Write the data below out exactly as it stands. Do not include the pictures.
* Start Input records *
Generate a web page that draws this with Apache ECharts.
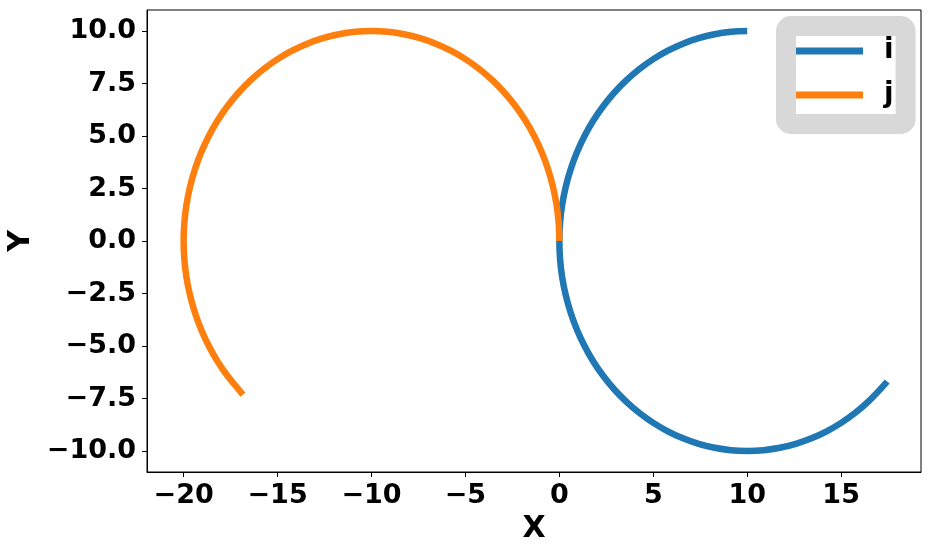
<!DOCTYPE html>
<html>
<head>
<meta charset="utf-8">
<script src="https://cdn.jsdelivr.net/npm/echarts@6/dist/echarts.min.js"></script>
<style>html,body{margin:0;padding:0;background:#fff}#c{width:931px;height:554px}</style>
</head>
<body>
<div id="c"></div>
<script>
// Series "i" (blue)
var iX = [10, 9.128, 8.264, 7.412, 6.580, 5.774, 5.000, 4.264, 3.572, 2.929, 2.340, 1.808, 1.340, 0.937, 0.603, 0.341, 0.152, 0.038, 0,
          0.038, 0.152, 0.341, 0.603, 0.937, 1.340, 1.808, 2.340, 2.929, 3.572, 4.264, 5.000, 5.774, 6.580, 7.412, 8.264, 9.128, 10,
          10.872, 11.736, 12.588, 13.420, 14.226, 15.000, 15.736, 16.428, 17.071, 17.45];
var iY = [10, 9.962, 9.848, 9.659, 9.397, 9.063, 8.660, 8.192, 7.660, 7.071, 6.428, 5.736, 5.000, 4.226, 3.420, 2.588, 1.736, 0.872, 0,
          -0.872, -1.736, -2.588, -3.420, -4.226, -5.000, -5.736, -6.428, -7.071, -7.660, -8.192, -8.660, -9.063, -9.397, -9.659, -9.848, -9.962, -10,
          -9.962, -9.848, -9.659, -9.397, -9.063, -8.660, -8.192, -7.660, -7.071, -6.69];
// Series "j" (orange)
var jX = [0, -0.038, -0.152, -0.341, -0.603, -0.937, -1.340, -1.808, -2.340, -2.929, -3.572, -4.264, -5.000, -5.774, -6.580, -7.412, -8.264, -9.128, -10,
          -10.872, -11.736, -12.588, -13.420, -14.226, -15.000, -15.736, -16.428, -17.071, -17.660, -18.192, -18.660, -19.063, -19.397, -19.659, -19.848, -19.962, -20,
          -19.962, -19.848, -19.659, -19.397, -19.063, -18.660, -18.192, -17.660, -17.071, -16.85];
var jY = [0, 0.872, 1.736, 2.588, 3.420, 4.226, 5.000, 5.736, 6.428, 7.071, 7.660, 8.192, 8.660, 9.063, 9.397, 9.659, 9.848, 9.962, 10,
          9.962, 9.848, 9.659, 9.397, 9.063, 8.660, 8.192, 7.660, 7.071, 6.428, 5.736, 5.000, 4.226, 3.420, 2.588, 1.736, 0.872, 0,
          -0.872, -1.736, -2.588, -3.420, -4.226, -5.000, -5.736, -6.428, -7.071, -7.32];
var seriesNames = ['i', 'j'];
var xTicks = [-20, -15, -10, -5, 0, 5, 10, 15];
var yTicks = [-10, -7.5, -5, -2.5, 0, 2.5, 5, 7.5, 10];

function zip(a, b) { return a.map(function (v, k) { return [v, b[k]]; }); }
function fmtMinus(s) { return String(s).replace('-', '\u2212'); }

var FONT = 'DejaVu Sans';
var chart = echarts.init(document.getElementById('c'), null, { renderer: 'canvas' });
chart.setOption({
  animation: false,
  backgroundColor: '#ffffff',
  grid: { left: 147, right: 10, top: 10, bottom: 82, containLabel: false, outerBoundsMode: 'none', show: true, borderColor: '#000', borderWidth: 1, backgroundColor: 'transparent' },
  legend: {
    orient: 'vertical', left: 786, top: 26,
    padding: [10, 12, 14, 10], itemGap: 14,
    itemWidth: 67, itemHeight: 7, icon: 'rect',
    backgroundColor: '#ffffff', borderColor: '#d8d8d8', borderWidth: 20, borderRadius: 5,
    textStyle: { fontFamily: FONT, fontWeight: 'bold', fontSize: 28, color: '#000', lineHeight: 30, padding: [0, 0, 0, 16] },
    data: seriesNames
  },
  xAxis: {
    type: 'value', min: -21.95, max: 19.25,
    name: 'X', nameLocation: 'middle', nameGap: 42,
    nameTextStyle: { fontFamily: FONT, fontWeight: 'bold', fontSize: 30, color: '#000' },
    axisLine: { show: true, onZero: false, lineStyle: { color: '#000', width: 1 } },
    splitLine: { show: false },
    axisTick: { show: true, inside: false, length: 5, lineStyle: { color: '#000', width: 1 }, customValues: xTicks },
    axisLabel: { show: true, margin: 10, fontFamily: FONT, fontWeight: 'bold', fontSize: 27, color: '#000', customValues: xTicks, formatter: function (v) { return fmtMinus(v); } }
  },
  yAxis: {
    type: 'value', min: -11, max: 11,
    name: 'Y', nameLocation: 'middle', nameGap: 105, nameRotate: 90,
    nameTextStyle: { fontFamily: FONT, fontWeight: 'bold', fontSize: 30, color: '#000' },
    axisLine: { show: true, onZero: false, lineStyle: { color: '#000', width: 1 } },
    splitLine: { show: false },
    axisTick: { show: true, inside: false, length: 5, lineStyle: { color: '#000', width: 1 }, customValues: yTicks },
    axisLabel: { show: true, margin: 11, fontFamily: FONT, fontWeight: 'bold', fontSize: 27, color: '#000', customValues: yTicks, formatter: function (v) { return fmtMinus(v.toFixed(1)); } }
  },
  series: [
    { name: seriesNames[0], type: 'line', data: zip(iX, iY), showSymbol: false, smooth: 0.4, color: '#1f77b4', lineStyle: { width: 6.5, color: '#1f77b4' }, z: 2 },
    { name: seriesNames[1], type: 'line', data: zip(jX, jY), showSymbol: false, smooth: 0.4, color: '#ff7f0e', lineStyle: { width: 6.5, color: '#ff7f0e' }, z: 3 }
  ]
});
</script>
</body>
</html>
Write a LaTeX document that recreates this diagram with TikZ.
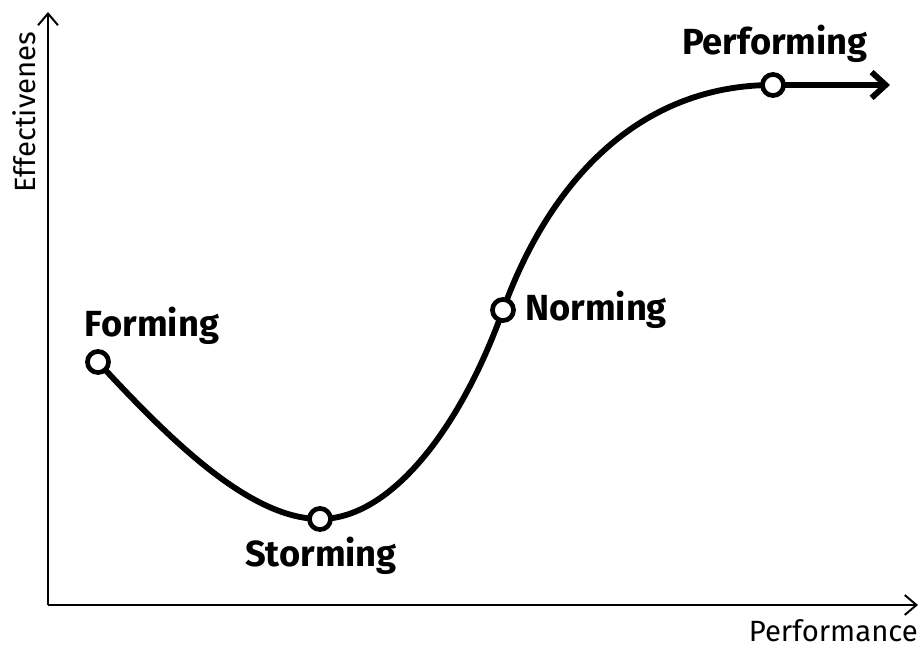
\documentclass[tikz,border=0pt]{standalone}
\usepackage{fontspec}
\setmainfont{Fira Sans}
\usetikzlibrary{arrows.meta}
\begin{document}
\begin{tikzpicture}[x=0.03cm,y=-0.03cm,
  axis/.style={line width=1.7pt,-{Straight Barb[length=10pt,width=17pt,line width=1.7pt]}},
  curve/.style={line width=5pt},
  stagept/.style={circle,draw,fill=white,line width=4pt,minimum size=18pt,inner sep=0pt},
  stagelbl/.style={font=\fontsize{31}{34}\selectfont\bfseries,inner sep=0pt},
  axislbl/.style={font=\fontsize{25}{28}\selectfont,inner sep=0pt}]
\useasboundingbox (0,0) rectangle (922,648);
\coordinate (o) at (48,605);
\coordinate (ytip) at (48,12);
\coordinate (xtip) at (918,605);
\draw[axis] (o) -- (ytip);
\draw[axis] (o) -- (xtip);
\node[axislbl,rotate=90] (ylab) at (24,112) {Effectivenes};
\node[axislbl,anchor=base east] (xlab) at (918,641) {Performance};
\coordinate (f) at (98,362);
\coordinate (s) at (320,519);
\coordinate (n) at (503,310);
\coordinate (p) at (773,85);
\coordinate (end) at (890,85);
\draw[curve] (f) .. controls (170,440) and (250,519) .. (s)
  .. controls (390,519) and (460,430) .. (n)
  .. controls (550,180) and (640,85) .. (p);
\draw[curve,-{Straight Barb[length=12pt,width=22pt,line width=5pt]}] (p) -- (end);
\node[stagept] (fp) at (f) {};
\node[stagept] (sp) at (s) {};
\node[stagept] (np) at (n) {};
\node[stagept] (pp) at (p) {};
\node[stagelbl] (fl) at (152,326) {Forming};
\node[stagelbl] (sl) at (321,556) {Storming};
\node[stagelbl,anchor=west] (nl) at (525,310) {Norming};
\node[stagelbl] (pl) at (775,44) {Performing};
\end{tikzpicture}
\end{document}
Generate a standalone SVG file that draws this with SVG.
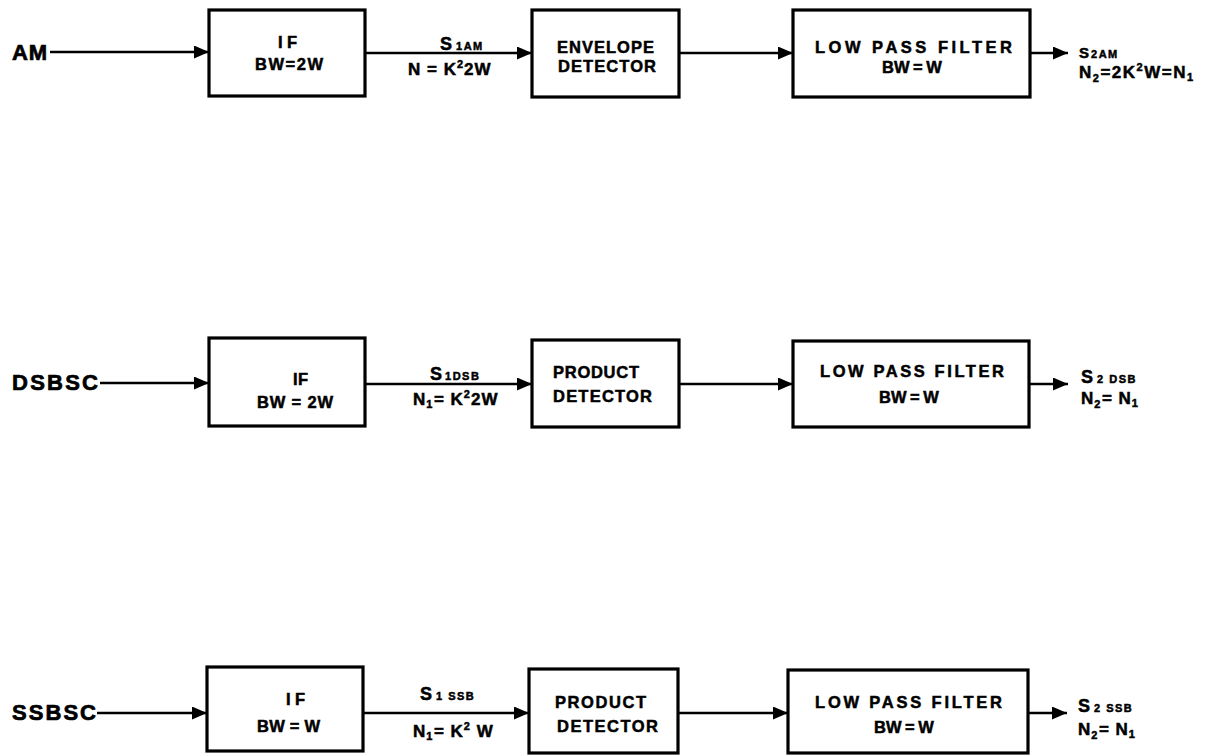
* End Input records *
Written solution:
Generate a web page that draws this with Apache ECharts.
<!DOCTYPE html>
<html>
<head>
<meta charset="utf-8">
<script src="https://cdn.jsdelivr.net/npm/echarts@6/dist/echarts.min.js"></script>
<style>html,body{margin:0;padding:0;background:#fff}#c{width:931px;height:554px}</style>
</head>
<body>
<div id="c"></div>
<script>
// Series "i" (blue)
var iX = [10, 9.128, 8.264, 7.412, 6.580, 5.774, 5.000, 4.264, 3.572, 2.929, 2.340, 1.808, 1.340, 0.937, 0.603, 0.341, 0.152, 0.038, 0,
          0.038, 0.152, 0.341, 0.603, 0.937, 1.340, 1.808, 2.340, 2.929, 3.572, 4.264, 5.000, 5.774, 6.580, 7.412, 8.264, 9.128, 10,
          10.872, 11.736, 12.588, 13.420, 14.226, 15.000, 15.736, 16.428, 17.071, 17.45];
var iY = [10, 9.962, 9.848, 9.659, 9.397, 9.063, 8.660, 8.192, 7.660, 7.071, 6.428, 5.736, 5.000, 4.226, 3.420, 2.588, 1.736, 0.872, 0,
          -0.872, -1.736, -2.588, -3.420, -4.226, -5.000, -5.736, -6.428, -7.071, -7.660, -8.192, -8.660, -9.063, -9.397, -9.659, -9.848, -9.962, -10,
          -9.962, -9.848, -9.659, -9.397, -9.063, -8.660, -8.192, -7.660, -7.071, -6.69];
// Series "j" (orange)
var jX = [0, -0.038, -0.152, -0.341, -0.603, -0.937, -1.340, -1.808, -2.340, -2.929, -3.572, -4.264, -5.000, -5.774, -6.580, -7.412, -8.264, -9.128, -10,
          -10.872, -11.736, -12.588, -13.420, -14.226, -15.000, -15.736, -16.428, -17.071, -17.660, -18.192, -18.660, -19.063, -19.397, -19.659, -19.848, -19.962, -20,
          -19.962, -19.848, -19.659, -19.397, -19.063, -18.660, -18.192, -17.660, -17.071, -16.85];
var jY = [0, 0.872, 1.736, 2.588, 3.420, 4.226, 5.000, 5.736, 6.428, 7.071, 7.660, 8.192, 8.660, 9.063, 9.397, 9.659, 9.848, 9.962, 10,
          9.962, 9.848, 9.659, 9.397, 9.063, 8.660, 8.192, 7.660, 7.071, 6.428, 5.736, 5.000, 4.226, 3.420, 2.588, 1.736, 0.872, 0,
          -0.872, -1.736, -2.588, -3.420, -4.226, -5.000, -5.736, -6.428, -7.071, -7.32];
var seriesNames = ['i', 'j'];
var xTicks = [-20, -15, -10, -5, 0, 5, 10, 15];
var yTicks = [-10, -7.5, -5, -2.5, 0, 2.5, 5, 7.5, 10];

function zip(a, b) { return a.map(function (v, k) { return [v, b[k]]; }); }
function fmtMinus(s) { return String(s).replace('-', '\u2212'); }

var FONT = 'DejaVu Sans';
var chart = echarts.init(document.getElementById('c'), null, { renderer: 'canvas' });
chart.setOption({
  animation: false,
  backgroundColor: '#ffffff',
  grid: { left: 147, right: 10, top: 10, bottom: 82, containLabel: false, outerBoundsMode: 'none', show: true, borderColor: '#000', borderWidth: 1, backgroundColor: 'transparent' },
  legend: {
    orient: 'vertical', left: 786, top: 26,
    padding: [10, 12, 14, 10], itemGap: 14,
    itemWidth: 67, itemHeight: 7, icon: 'rect',
    backgroundColor: '#ffffff', borderColor: '#d8d8d8', borderWidth: 20, borderRadius: 5,
    textStyle: { fontFamily: FONT, fontWeight: 'bold', fontSize: 28, color: '#000', lineHeight: 30, padding: [0, 0, 0, 16] },
    data: seriesNames
  },
  xAxis: {
    type: 'value', min: -21.95, max: 19.25,
    name: 'X', nameLocation: 'middle', nameGap: 42,
    nameTextStyle: { fontFamily: FONT, fontWeight: 'bold', fontSize: 30, color: '#000' },
    axisLine: { show: true, onZero: false, lineStyle: { color: '#000', width: 1 } },
    splitLine: { show: false },
    axisTick: { show: true, inside: false, length: 5, lineStyle: { color: '#000', width: 1 }, customValues: xTicks },
    axisLabel: { show: true, margin: 10, fontFamily: FONT, fontWeight: 'bold', fontSize: 27, color: '#000', customValues: xTicks, formatter: function (v) { return fmtMinus(v); } }
  },
  yAxis: {
    type: 'value', min: -11, max: 11,
    name: 'Y', nameLocation: 'middle', nameGap: 105, nameRotate: 90,
    nameTextStyle: { fontFamily: FONT, fontWeight: 'bold', fontSize: 30, color: '#000' },
    axisLine: { show: true, onZero: false, lineStyle: { color: '#000', width: 1 } },
    splitLine: { show: false },
    axisTick: { show: true, inside: false, length: 5, lineStyle: { color: '#000', width: 1 }, customValues: yTicks },
    axisLabel: { show: true, margin: 11, fontFamily: FONT, fontWeight: 'bold', fontSize: 27, color: '#000', customValues: yTicks, formatter: function (v) { return fmtMinus(v.toFixed(1)); } }
  },
  series: [
    { name: seriesNames[0], type: 'line', data: zip(iX, iY), showSymbol: false, smooth: 0.4, color: '#1f77b4', lineStyle: { width: 6.5, color: '#1f77b4' }, z: 2 },
    { name: seriesNames[1], type: 'line', data: zip(jX, jY), showSymbol: false, smooth: 0.4, color: '#ff7f0e', lineStyle: { width: 6.5, color: '#ff7f0e' }, z: 3 }
  ]
});
</script>
</body>
</html>
Write a LaTeX document that recreates this diagram with TikZ.
\documentclass[tikz,border=0pt]{standalone}
\usepackage{fontspec}
\setmainfont{Fira Sans}
\usetikzlibrary{arrows.meta}
\begin{document}
\begin{tikzpicture}[x=0.03cm,y=-0.03cm,
  axis/.style={line width=1.7pt,-{Straight Barb[length=10pt,width=17pt,line width=1.7pt]}},
  curve/.style={line width=5pt},
  stagept/.style={circle,draw,fill=white,line width=4pt,minimum size=18pt,inner sep=0pt},
  stagelbl/.style={font=\fontsize{31}{34}\selectfont\bfseries,inner sep=0pt},
  axislbl/.style={font=\fontsize{25}{28}\selectfont,inner sep=0pt}]
\useasboundingbox (0,0) rectangle (922,648);
\coordinate (o) at (48,605);
\coordinate (ytip) at (48,12);
\coordinate (xtip) at (918,605);
\draw[axis] (o) -- (ytip);
\draw[axis] (o) -- (xtip);
\node[axislbl,rotate=90] (ylab) at (24,112) {Effectivenes};
\node[axislbl,anchor=base east] (xlab) at (918,641) {Performance};
\coordinate (f) at (98,362);
\coordinate (s) at (320,519);
\coordinate (n) at (503,310);
\coordinate (p) at (773,85);
\coordinate (end) at (890,85);
\draw[curve] (f) .. controls (170,440) and (250,519) .. (s)
  .. controls (390,519) and (460,430) .. (n)
  .. controls (550,180) and (640,85) .. (p);
\draw[curve,-{Straight Barb[length=12pt,width=22pt,line width=5pt]}] (p) -- (end);
\node[stagept] (fp) at (f) {};
\node[stagept] (sp) at (s) {};
\node[stagept] (np) at (n) {};
\node[stagept] (pp) at (p) {};
\node[stagelbl] (fl) at (152,326) {Forming};
\node[stagelbl] (sl) at (321,556) {Storming};
\node[stagelbl,anchor=west] (nl) at (525,310) {Norming};
\node[stagelbl] (pl) at (775,44) {Performing};
\end{tikzpicture}
\end{document}
Generate a standalone SVG file that draws this with SVG.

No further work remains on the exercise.